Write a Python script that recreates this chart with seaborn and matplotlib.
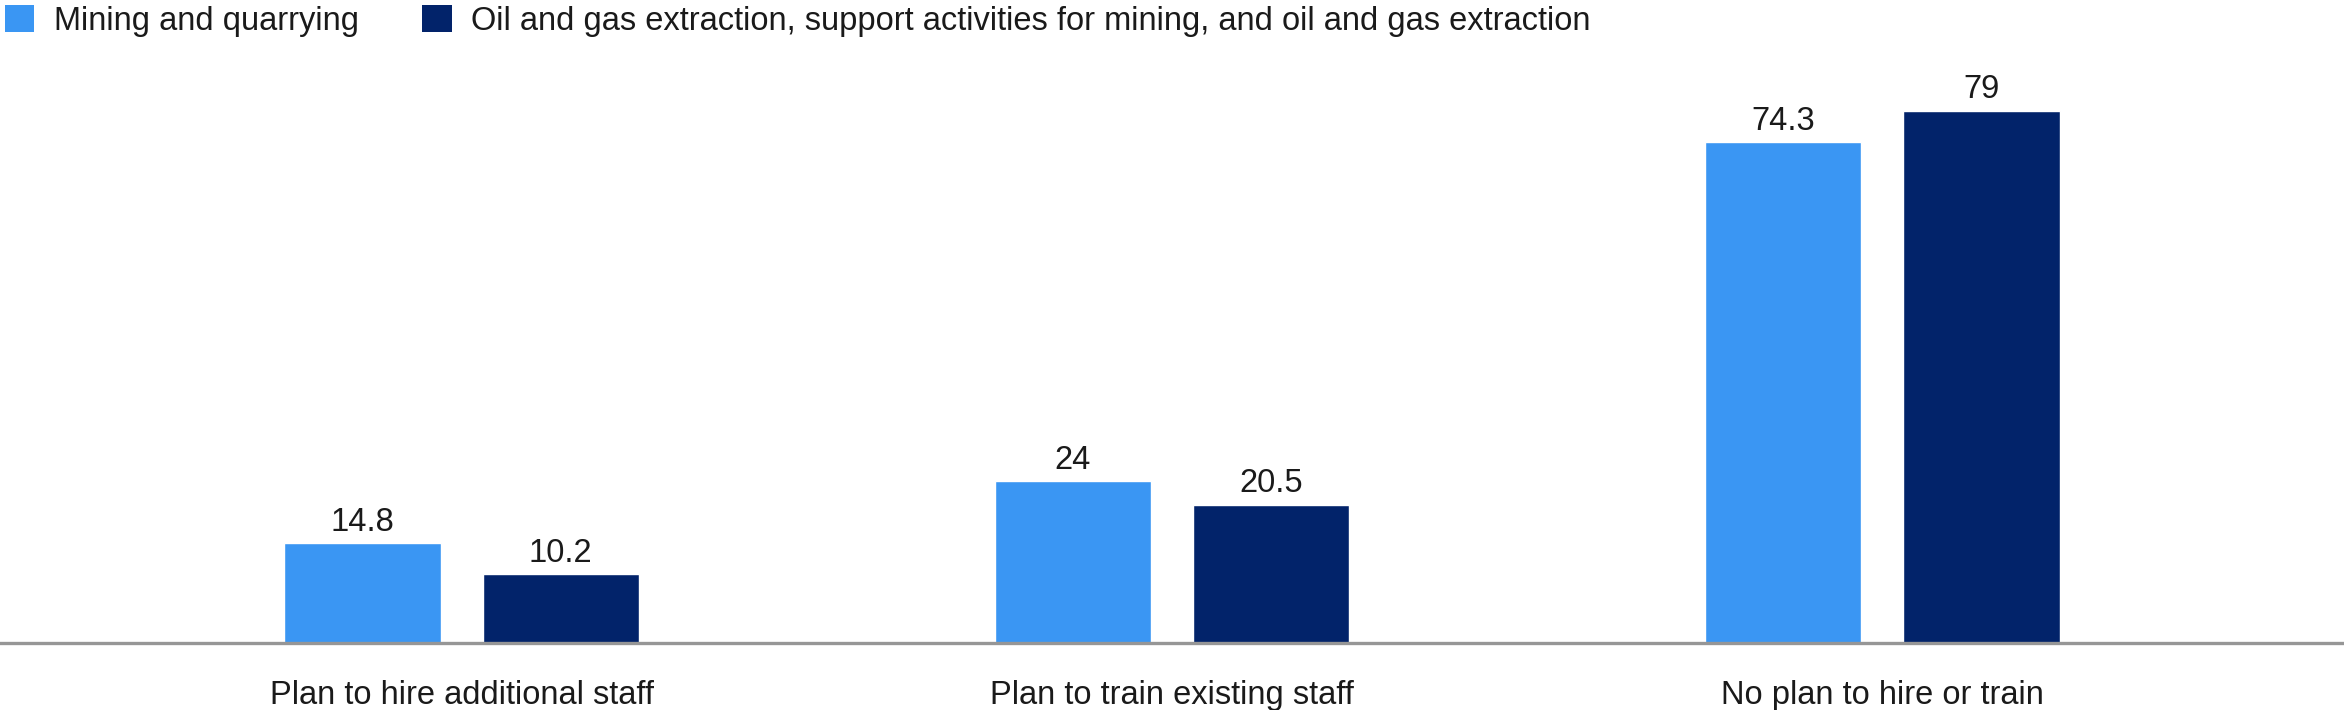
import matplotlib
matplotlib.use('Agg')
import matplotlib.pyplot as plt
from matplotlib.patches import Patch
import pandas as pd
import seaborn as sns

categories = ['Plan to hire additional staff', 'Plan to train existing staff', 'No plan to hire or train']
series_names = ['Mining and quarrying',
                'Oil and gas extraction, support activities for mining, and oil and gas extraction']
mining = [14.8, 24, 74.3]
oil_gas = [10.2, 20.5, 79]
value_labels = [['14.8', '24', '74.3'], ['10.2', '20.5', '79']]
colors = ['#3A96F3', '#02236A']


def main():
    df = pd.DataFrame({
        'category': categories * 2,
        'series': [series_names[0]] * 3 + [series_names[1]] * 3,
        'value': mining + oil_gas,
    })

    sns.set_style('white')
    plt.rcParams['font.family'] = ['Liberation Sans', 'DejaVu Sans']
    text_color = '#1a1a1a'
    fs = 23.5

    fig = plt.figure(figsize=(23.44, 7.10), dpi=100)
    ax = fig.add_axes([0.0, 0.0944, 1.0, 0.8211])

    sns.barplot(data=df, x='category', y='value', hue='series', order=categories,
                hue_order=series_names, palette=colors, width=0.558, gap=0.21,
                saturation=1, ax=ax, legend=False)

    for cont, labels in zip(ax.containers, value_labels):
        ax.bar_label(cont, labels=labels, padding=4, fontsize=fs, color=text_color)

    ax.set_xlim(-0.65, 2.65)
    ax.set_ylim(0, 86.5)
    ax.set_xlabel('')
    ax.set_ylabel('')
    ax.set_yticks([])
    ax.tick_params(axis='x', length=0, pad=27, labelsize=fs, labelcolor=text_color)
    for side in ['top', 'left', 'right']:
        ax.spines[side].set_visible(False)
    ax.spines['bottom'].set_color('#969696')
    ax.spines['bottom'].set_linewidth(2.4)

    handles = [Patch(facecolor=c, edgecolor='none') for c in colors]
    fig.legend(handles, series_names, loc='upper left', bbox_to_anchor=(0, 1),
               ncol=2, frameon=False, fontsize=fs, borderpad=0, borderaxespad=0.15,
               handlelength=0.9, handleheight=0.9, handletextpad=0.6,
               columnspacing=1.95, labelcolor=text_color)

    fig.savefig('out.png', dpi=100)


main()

*TASK PROMPT*. Only the lines from the start of the material through the line containing "import seaborn as sns" should be transcribed. Pictures stay out.

*EXERCISE OUTPUT*.
Write a Python script that recreates this chart with seaborn and matplotlib.
import matplotlib
matplotlib.use('Agg')
import matplotlib.pyplot as plt
from matplotlib.patches import Patch
import pandas as pd
import seaborn as sns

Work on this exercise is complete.